Si les noms des préfets Rambuteau ou Poubelle sont connus des parisiens, Haussmann reste le plus célèbre… et le plus contesté. De 1853 à 1870, à la demande Napoléon III, il fait basculer Paris, ville encore médiévale, dans la modernité. C’est bien l’œuvre d’un pouvoir fort, qui impose – à marche forcée – la plus grande transformation urbaine de l’histoire sans qu’une catastrophe en soit la cause, comme à Rome, Lisbonne ou Londres.
On estime que les travaux ont modifié Paris à 60 % ! Et il ne s’agit que du Paris d’alors, à l’intérieur de la barrière des Fermiers Généraux…
Yvon – le baron Haussmann (1867 – Carnavalet)
Au-delà du prestige, plusieurs raisons imposent ces travaux :
- les épidémies de choléra successives, dans la première partie du XIXème siècle, les conditions sanitaires, nécessitent une transformation de la ville, en adéquation avec les théories hygiénistes (qualité de l’eau et de l’air) ;
- l’accroissement de la ville entraine un engorgement dans la circulation des personnes et des biens ; la Seine, très encombrée et polluée, reste le vecteur principal de communication, les rues de la ville sont étroites et sales ;
- le siècle a connu de nombreux soulèvements populaires, cristallisés sur les barricades dans un tissu urbain dense et sinueux, difficile à investir ;
- l’industrialisation a généré des fortunes et les progrès techniques ouvrent de nouvelles opportunités d’investissements.
Soutenu par les banquiers Pereire et Rothschild, il s’entoure d’une équipe pluri-disciplinaire :
- Eugène Belgrand,chargé d’approvisionner Paris en eau potable, d’assainir la Seine et de créer un réseau moderne d’égouts,
- Jean Charles Alphand, avec Jean-Pierre Barillet-Deschamps,imagine promenades, parcs et jardins destinés à embellir et assainir Paris (Buttes Chaumont, Montsouris…)
- Une pléiade d’architectes, dont Hittorff (gares, place de l’Etoile) ; Baltard (les Halles) ; Davioud (les théâtres du Châtelet, fontaines).
Le projet couvre tous les domaines de l’urbanisme : voies, réglementation des façades, espaces verts, mobilier urbain, égouts et réseaux d’adduction d’eau, équipements et monuments publics. Le plan d’urbanisation est fondé sur la ligne droite ; l’avenue haussmannienne est large et droite, à la pente aplanie, avec un monument dans sa perspective. L’immeuble est donc strictement normé (gabarit, façade, balcons, toiture…) et s’efface dans cette vision horizontale.

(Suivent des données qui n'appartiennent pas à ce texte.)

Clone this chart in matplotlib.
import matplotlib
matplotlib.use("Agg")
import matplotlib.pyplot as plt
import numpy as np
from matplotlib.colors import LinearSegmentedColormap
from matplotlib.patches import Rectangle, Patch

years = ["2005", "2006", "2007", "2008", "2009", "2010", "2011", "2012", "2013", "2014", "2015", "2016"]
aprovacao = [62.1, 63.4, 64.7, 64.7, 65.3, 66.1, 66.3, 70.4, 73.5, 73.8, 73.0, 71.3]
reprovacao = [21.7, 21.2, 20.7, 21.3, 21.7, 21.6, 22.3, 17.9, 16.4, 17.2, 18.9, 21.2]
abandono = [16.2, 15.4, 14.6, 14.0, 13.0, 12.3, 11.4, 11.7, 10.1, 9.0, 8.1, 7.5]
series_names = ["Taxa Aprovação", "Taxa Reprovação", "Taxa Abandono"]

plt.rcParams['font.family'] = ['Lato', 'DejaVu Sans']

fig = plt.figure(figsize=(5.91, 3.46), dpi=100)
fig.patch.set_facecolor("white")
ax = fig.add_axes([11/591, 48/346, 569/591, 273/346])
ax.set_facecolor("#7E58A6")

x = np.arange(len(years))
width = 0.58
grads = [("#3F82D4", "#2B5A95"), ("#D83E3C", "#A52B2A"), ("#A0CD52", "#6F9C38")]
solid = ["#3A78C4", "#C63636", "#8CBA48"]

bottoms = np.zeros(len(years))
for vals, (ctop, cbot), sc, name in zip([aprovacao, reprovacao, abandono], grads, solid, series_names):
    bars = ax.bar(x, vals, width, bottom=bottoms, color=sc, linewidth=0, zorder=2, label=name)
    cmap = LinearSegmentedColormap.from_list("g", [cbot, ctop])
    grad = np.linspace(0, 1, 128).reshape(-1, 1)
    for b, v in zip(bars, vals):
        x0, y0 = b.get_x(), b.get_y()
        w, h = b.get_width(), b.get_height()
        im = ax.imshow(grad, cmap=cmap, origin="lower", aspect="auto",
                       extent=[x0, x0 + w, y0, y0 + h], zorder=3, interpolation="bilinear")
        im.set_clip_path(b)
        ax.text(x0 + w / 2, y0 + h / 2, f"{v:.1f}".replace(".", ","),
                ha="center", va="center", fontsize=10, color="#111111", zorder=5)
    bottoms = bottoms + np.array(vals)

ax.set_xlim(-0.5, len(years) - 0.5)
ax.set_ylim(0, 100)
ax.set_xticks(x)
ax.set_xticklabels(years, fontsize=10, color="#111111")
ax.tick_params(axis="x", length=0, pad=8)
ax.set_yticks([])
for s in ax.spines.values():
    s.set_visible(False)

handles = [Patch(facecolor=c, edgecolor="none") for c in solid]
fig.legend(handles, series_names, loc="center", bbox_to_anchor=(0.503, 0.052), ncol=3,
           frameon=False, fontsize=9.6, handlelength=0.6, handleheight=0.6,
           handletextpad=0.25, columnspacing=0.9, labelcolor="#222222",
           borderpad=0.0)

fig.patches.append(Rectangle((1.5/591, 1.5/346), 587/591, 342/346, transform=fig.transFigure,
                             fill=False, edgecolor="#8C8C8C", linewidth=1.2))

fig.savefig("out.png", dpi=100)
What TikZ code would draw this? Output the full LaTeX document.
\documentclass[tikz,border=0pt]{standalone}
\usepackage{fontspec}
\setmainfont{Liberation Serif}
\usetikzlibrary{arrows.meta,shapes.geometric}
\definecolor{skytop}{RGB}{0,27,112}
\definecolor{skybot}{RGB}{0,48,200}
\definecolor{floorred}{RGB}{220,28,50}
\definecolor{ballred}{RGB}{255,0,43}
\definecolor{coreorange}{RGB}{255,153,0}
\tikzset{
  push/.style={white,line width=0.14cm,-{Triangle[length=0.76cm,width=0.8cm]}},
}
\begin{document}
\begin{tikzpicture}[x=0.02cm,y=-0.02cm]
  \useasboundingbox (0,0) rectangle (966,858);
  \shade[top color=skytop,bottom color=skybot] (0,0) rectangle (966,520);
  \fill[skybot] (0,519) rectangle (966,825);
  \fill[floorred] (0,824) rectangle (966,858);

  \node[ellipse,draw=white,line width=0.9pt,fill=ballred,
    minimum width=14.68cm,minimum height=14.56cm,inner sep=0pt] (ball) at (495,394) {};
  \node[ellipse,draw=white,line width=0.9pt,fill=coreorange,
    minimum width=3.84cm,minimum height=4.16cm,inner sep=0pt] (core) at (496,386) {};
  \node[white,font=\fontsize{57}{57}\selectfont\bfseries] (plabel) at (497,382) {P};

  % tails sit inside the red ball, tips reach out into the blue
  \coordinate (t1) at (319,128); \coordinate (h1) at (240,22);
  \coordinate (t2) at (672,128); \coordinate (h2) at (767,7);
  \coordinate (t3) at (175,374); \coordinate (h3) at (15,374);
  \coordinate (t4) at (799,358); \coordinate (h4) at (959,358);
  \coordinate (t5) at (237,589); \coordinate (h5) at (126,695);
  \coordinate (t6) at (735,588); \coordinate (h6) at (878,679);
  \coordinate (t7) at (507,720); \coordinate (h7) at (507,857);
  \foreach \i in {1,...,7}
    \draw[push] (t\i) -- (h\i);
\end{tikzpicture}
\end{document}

On perce de nouvelles voies derrière les bâtiments en place, dans des zones peu construites et peu coûteuses en expropriation (ainsi, le boulevard Sébastopol, entre les rues Saint Denis et Saint Martin). On détruira 20 000 maisons pour en construire le double, équipées d’eau courante et de gaz. Les bâtiments historiques (Notre-Dame, Hôtel de Ville…) sont dégagés.
Le 1er janvier 1860, les communes incluses jusqu’à l’enceinte de Thiers sont annexées à Paris, qui passe de 12 à 20 arrondissements et d’un million à un million six cent mille habitants.
Les nouveaux règlements imposent des constructions d’un niveau de standing élevé, excluant de facto les classes les moins aisées de la société parisienne. Par ailleurs, l’octroi repousse les industriels hors la ville – et par voie de conséquence, la population ouvrière.
Bien sûr, il y a eu des destructions, mais désormais, l’eau arrive dans chaque cour d’immeuble, le réseau d’égouts et une meilleure circulation de l’air permettent une éradication rapide des épidémies, la centralisation des abattoirs parisiens à la Villette, de nouveaux ponts, des églises, des théâtres modernisent le paysage urbain. L’exposition universelle de 1867 est une magnifique vitrine des réalisations du Second Empire.